REQUIREMENT:
Repeat all of the material below exactly as written, images excluded.

::::

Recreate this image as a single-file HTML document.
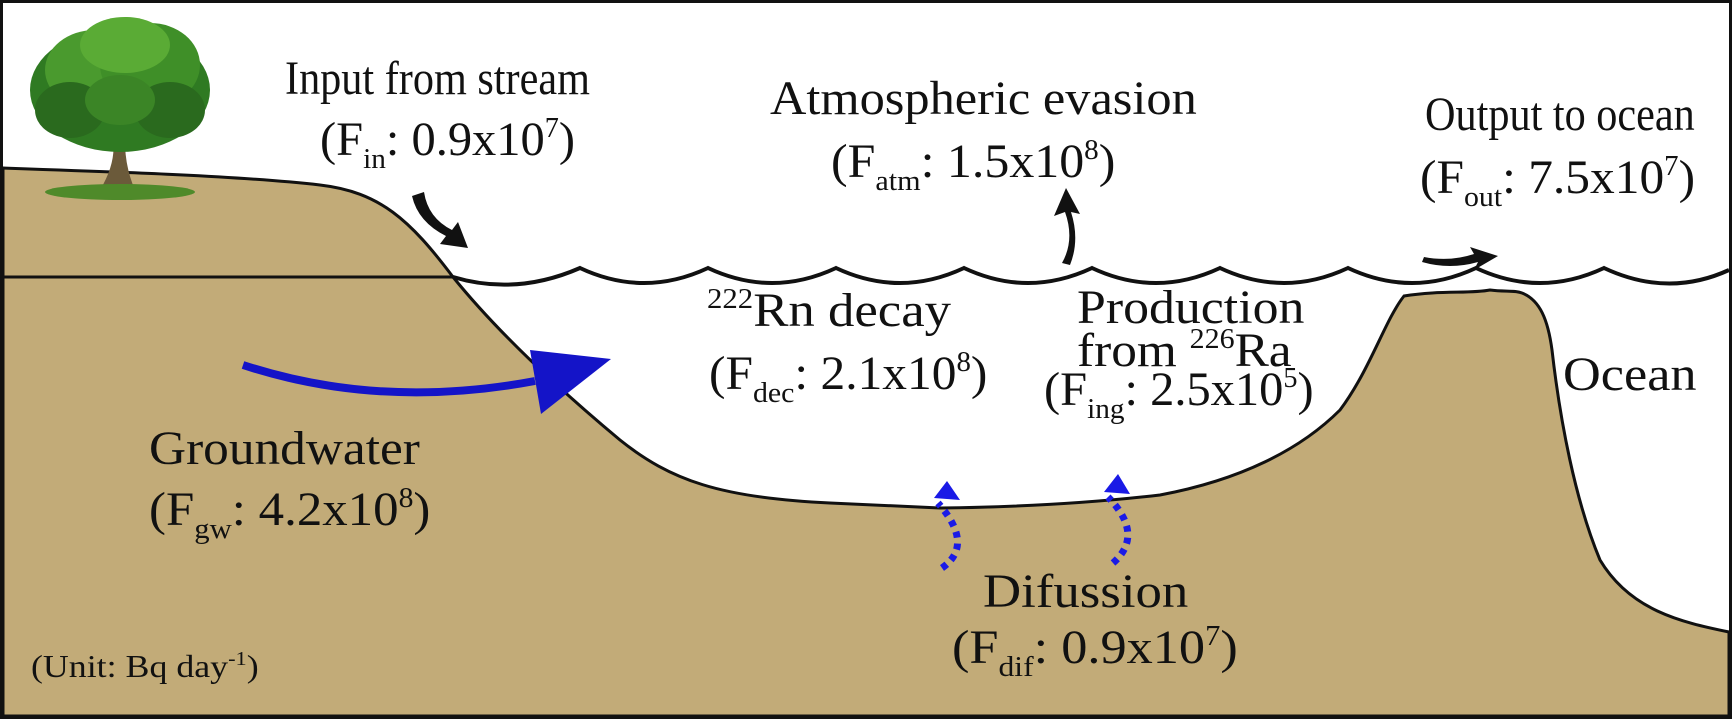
<!DOCTYPE html>
<html><head><meta charset="utf-8"><style>
html,body{margin:0;padding:0;background:#fff;}
svg{display:block;}
text{font-family:"Liberation Serif",serif;fill:#111;}
</style></head><body>
<svg width="1732" height="719" viewBox="0 0 1732 719" xmlns="http://www.w3.org/2000/svg">
<rect x="0" y="0" width="1732" height="719" fill="#fff"/>
<!-- land -->
<path d="M3,168 C120,172 240,176 320,185 C380,192 410,220 453,277 C500,335 560,390 620,440 C670,480 720,498 830,503 L940,508 C1030,507 1100,502 1160,495 C1240,480 1300,450 1340,410 C1370,370 1385,320 1404,296 C1440,290 1470,294 1490,290 C1505,292 1515,290 1522,293 C1540,300 1548,320 1552,350 C1560,420 1575,500 1600,560 C1630,610 1680,622 1729,632 L1729,716 L3,716 Z" fill="#c2ab78" stroke="#111" stroke-width="3"/>
<line x1="3" y1="277" x2="453" y2="277" stroke="#111" stroke-width="3"/>
<!-- waves -->
<path d="M453,277 Q516,296 580,268 Q644,298 708,268 Q772,298 836,268 Q900,298 964,268 Q1028,298 1092,268 Q1156,298 1220,268 Q1284,298 1348,268 Q1412,298 1476,268 Q1540,298 1604,268 Q1668,298 1729,270" fill="none" stroke="#111" stroke-width="4"/>
<!-- border -->
<rect x="1.5" y="1.5" width="1729" height="716" fill="none" stroke="#111" stroke-width="3"/>
<!-- tree -->
<g>
<path d="M100,190 Q118,160 112,135 L125,135 Q124,165 135,190 Z" fill="#6b5a3a"/>
<ellipse cx="120" cy="192" rx="75" ry="8" fill="#4f8a2a"/>
<ellipse cx="120" cy="90" rx="90" ry="62" fill="#2f7a22"/>
<ellipse cx="95" cy="70" rx="50" ry="40" fill="#4a9a2e"/>
<ellipse cx="150" cy="65" rx="50" ry="42" fill="#3f8f28"/>
<ellipse cx="125" cy="45" rx="45" ry="28" fill="#5aab35"/>
<ellipse cx="70" cy="110" rx="35" ry="28" fill="#2a6a1e"/>
<ellipse cx="170" cy="110" rx="35" ry="28" fill="#2a6a1e"/>
<ellipse cx="120" cy="100" rx="35" ry="25" fill="#3b8526"/>
</g>
<!-- stream arrow -->
<path d="M412,196 Q418,222 446,236 L440,244 L468,248 L458,222 L452,230 Q428,218 424,192 Z" fill="#111"/>
<!-- atm arrow -->
<path d="M1062,263 Q1075,240 1065,212 L1054,216 L1066,188 L1080,214 L1071,212 Q1080,240 1070,265 Z" fill="#111"/>
<!-- out arrow -->
<path d="M1422,262 Q1450,270 1478,262 L1474,270 L1498,256 L1470,247 L1474,254 Q1450,262 1424,257 Z" fill="#111"/>
<!-- groundwater arrow -->
<path d="M243,365 Q380,410 535,381" fill="none" stroke="#1414c8" stroke-width="8"/>
<path d="M530,350 L611,359 L541,414 Z" fill="#1414c8"/>
<!-- diffusion arrows -->
<path d="M942,568 Q975,545 938,503" fill="none" stroke="#1a1ae6" stroke-width="7" stroke-dasharray="6,6"/>
<path d="M947,481 L934,498 L960,500 Z" fill="#1a1ae6"/>
<path d="M1113,563 Q1145,535 1108,497" fill="none" stroke="#1a1ae6" stroke-width="7" stroke-dasharray="6,6"/>
<path d="M1118,474 L1104,492 L1130,494 Z" fill="#1a1ae6"/>
<!-- labels -->
<text transform="translate(285,94) scale(0.88,1)" font-size="48">Input from stream</text>
<text transform="translate(320,155) scale(1.01,1)" font-size="48">(F<tspan font-size="29" dy="13">in</tspan><tspan dy="-13">: 0.9x10</tspan><tspan font-size="28" dy="-18">7</tspan><tspan dy="18">)</tspan></text>
<text transform="translate(770,114) scale(1.05,1)" font-size="48">Atmospheric evasion</text>
<text transform="translate(831,177) scale(1.04,1)" font-size="48">(F<tspan font-size="29" dy="13">atm</tspan><tspan dy="-13">: 1.5x10</tspan><tspan font-size="28" dy="-18">8</tspan><tspan dy="18">)</tspan></text>
<text transform="translate(1425,130) scale(0.88,1)" font-size="48">Output to ocean</text>
<text transform="translate(1420,193) scale(1.03,1)" font-size="48">(F<tspan font-size="29" dy="13">out</tspan><tspan dy="-13">: 7.5x10</tspan><tspan font-size="28" dy="-18">7</tspan><tspan dy="18">)</tspan></text>
<text transform="translate(707,326) scale(1.1,1)" font-size="48"><tspan font-size="28" dy="-18">222</tspan><tspan dy="18">Rn decay</tspan></text>
<text transform="translate(709,389) scale(1.03,1)" font-size="48">(F<tspan font-size="29" dy="13">dec</tspan><tspan dy="-13">: 2.1x10</tspan><tspan font-size="28" dy="-18">8</tspan><tspan dy="18">)</tspan></text>
<text transform="translate(1077,323) scale(1.08,1)" font-size="48">Production</text>
<text transform="translate(1077,366) scale(1.07,1)" font-size="48">from <tspan font-size="28" dy="-18">226</tspan><tspan dy="18">Ra</tspan></text>
<text transform="translate(1044,405) scale(1.01,1)" font-size="48">(F<tspan font-size="29" dy="13">ing</tspan><tspan dy="-13">: 2.5x10</tspan><tspan font-size="28" dy="-18">5</tspan><tspan dy="18">)</tspan></text>
<text transform="translate(1563,390) scale(1.09,1)" font-size="48">Ocean</text>
<text transform="translate(149,464) scale(1.07,1)" font-size="48">Groundwater</text>
<text transform="translate(149,525) scale(1.06,1)" font-size="48">(F<tspan font-size="29" dy="13">gw</tspan><tspan dy="-13">: 4.2x10</tspan><tspan font-size="28" dy="-18">8</tspan><tspan dy="18">)</tspan></text>
<text transform="translate(983,607) scale(1.1,1)" font-size="48">Difussion</text>
<text transform="translate(952,663) scale(1.09,1)" font-size="48">(F<tspan font-size="29" dy="13">dif</tspan><tspan dy="-13">: 0.9x10</tspan><tspan font-size="28" dy="-18">7</tspan><tspan dy="18">)</tspan></text>
<text transform="translate(31,677) scale(1.12,1)" font-size="32">(Unit: Bq day<tspan font-size="20" dy="-12">-1</tspan><tspan dy="12">)</tspan></text>
</svg>
</body></html>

::::

RESULT OF THE TASK:
Recreate this image as a single-file HTML document.
<!DOCTYPE html>
<html><head><meta charset="utf-8"><style>
html,body{margin:0;padding:0;background:#fff;}
svg{display:block;}
text{font-family:"Liberation Serif",serif;fill:#111;}
</style></head><body>
<svg width="1732" height="719" viewBox="0 0 1732 719" xmlns="http://www.w3.org/2000/svg">
<rect x="0" y="0" width="1732" height="719" fill="#fff"/>
<!-- land -->
<path d="M3,168 C120,172 240,176 320,185 C380,192 410,220 453,277 C500,335 560,390 620,440 C670,480 720,498 830,503 L940,508 C1030,507 1100,502 1160,495 C1240,480 1300,450 1340,410 C1370,370 1385,320 1404,296 C1440,290 1470,294 1490,290 C1505,292 1515,290 1522,293 C1540,300 1548,320 1552,350 C1560,420 1575,500 1600,560 C1630,610 1680,622 1729,632 L1729,716 L3,716 Z" fill="#c2ab78" stroke="#111" stroke-width="3"/>
<line x1="3" y1="277" x2="453" y2="277" stroke="#111" stroke-width="3"/>
<!-- waves -->
<path d="M453,277 Q516,296 580,268 Q644,298 708,268 Q772,298 836,268 Q900,298 964,268 Q1028,298 1092,268 Q1156,298 1220,268 Q1284,298 1348,268 Q1412,298 1476,268 Q1540,298 1604,268 Q1668,298 1729,270" fill="none" stroke="#111" stroke-width="4"/>
<!-- border -->
<rect x="1.5" y="1.5" width="1729" height="716" fill="none" stroke="#111" stroke-width="3"/>
<!-- tree -->
<g>
<path d="M100,190 Q118,160 112,135 L125,135 Q124,165 135,190 Z" fill="#6b5a3a"/>
<ellipse cx="120" cy="192" rx="75" ry="8" fill="#4f8a2a"/>
<ellipse cx="120" cy="90" rx="90" ry="62" fill="#2f7a22"/>
<ellipse cx="95" cy="70" rx="50" ry="40" fill="#4a9a2e"/>
<ellipse cx="150" cy="65" rx="50" ry="42" fill="#3f8f28"/>
<ellipse cx="125" cy="45" rx="45" ry="28" fill="#5aab35"/>
<ellipse cx="70" cy="110" rx="35" ry="28" fill="#2a6a1e"/>
<ellipse cx="170" cy="110" rx="35" ry="28" fill="#2a6a1e"/>
<ellipse cx="120" cy="100" rx="35" ry="25" fill="#3b8526"/>
</g>
<!-- stream arrow -->
<path d="M412,196 Q418,222 446,236 L440,244 L468,248 L458,222 L452,230 Q428,218 424,192 Z" fill="#111"/>
<!-- atm arrow -->
<path d="M1062,263 Q1075,240 1065,212 L1054,216 L1066,188 L1080,214 L1071,212 Q1080,240 1070,265 Z" fill="#111"/>
<!-- out arrow -->
<path d="M1422,262 Q1450,270 1478,262 L1474,270 L1498,256 L1470,247 L1474,254 Q1450,262 1424,257 Z" fill="#111"/>
<!-- groundwater arrow -->
<path d="M243,365 Q380,410 535,381" fill="none" stroke="#1414c8" stroke-width="8"/>
<path d="M530,350 L611,359 L541,414 Z" fill="#1414c8"/>
<!-- diffusion arrows -->
<path d="M942,568 Q975,545 938,503" fill="none" stroke="#1a1ae6" stroke-width="7" stroke-dasharray="6,6"/>
<path d="M947,481 L934,498 L960,500 Z" fill="#1a1ae6"/>
<path d="M1113,563 Q1145,535 1108,497" fill="none" stroke="#1a1ae6" stroke-width="7" stroke-dasharray="6,6"/>
<path d="M1118,474 L1104,492 L1130,494 Z" fill="#1a1ae6"/>
<!-- labels -->
<text transform="translate(285,94) scale(0.88,1)" font-size="48">Input from stream</text>
<text transform="translate(320,155) scale(1.01,1)" font-size="48">(F<tspan font-size="29" dy="13">in</tspan><tspan dy="-13">: 0.9x10</tspan><tspan font-size="28" dy="-18">7</tspan><tspan dy="18">)</tspan></text>
<text transform="translate(770,114) scale(1.05,1)" font-size="48">Atmospheric evasion</text>
<text transform="translate(831,177) scale(1.04,1)" font-size="48">(F<tspan font-size="29" dy="13">atm</tspan><tspan dy="-13">: 1.5x10</tspan><tspan font-size="28" dy="-18">8</tspan><tspan dy="18">)</tspan></text>
<text transform="translate(1425,130) scale(0.88,1)" font-size="48">Output to ocean</text>
<text transform="translate(1420,193) scale(1.03,1)" font-size="48">(F<tspan font-size="29" dy="13">out</tspan><tspan dy="-13">: 7.5x10</tspan><tspan font-size="28" dy="-18">7</tspan><tspan dy="18">)</tspan></text>
<text transform="translate(707,326) scale(1.1,1)" font-size="48"><tspan font-size="28" dy="-18">222</tspan><tspan dy="18">Rn decay</tspan></text>
<text transform="translate(709,389) scale(1.03,1)" font-size="48">(F<tspan font-size="29" dy="13">dec</tspan><tspan dy="-13">: 2.1x10</tspan><tspan font-size="28" dy="-18">8</tspan><tspan dy="18">)</tspan></text>
<text transform="translate(1077,323) scale(1.08,1)" font-size="48">Production</text>
<text transform="translate(1077,366) scale(1.07,1)" font-size="48">from <tspan font-size="28" dy="-18">226</tspan><tspan dy="18">Ra</tspan></text>
<text transform="translate(1044,405) scale(1.01,1)" font-size="48">(F<tspan font-size="29" dy="13">ing</tspan><tspan dy="-13">: 2.5x10</tspan><tspan font-size="28" dy="-18">5</tspan><tspan dy="18">)</tspan></text>
<text transform="translate(1563,390) scale(1.09,1)" font-size="48">Ocean</text>
<text transform="translate(149,464) scale(1.07,1)" font-size="48">Groundwater</text>
<text transform="translate(149,525) scale(1.06,1)" font-size="48">(F<tspan font-size="29" dy="13">gw</tspan><tspan dy="-13">: 4.2x10</tspan><tspan font-size="28" dy="-18">8</tspan><tspan dy="18">)</tspan></text>
<text transform="translate(983,607) scale(1.1,1)" font-size="48">Difussion</text>
<text transform="translate(952,663) scale(1.09,1)" font-size="48">(F<tspan font-size="29" dy="13">dif</tspan><tspan dy="-13">: 0.9x10</tspan><tspan font-size="28" dy="-18">7</tspan><tspan dy="18">)</tspan></text>
<text transform="translate(31,677) scale(1.12,1)" font-size="32">(Unit: Bq day<tspan font-size="20" dy="-12">-1</tspan><tspan dy="12">)</tspan></text>
</svg>
</body></html>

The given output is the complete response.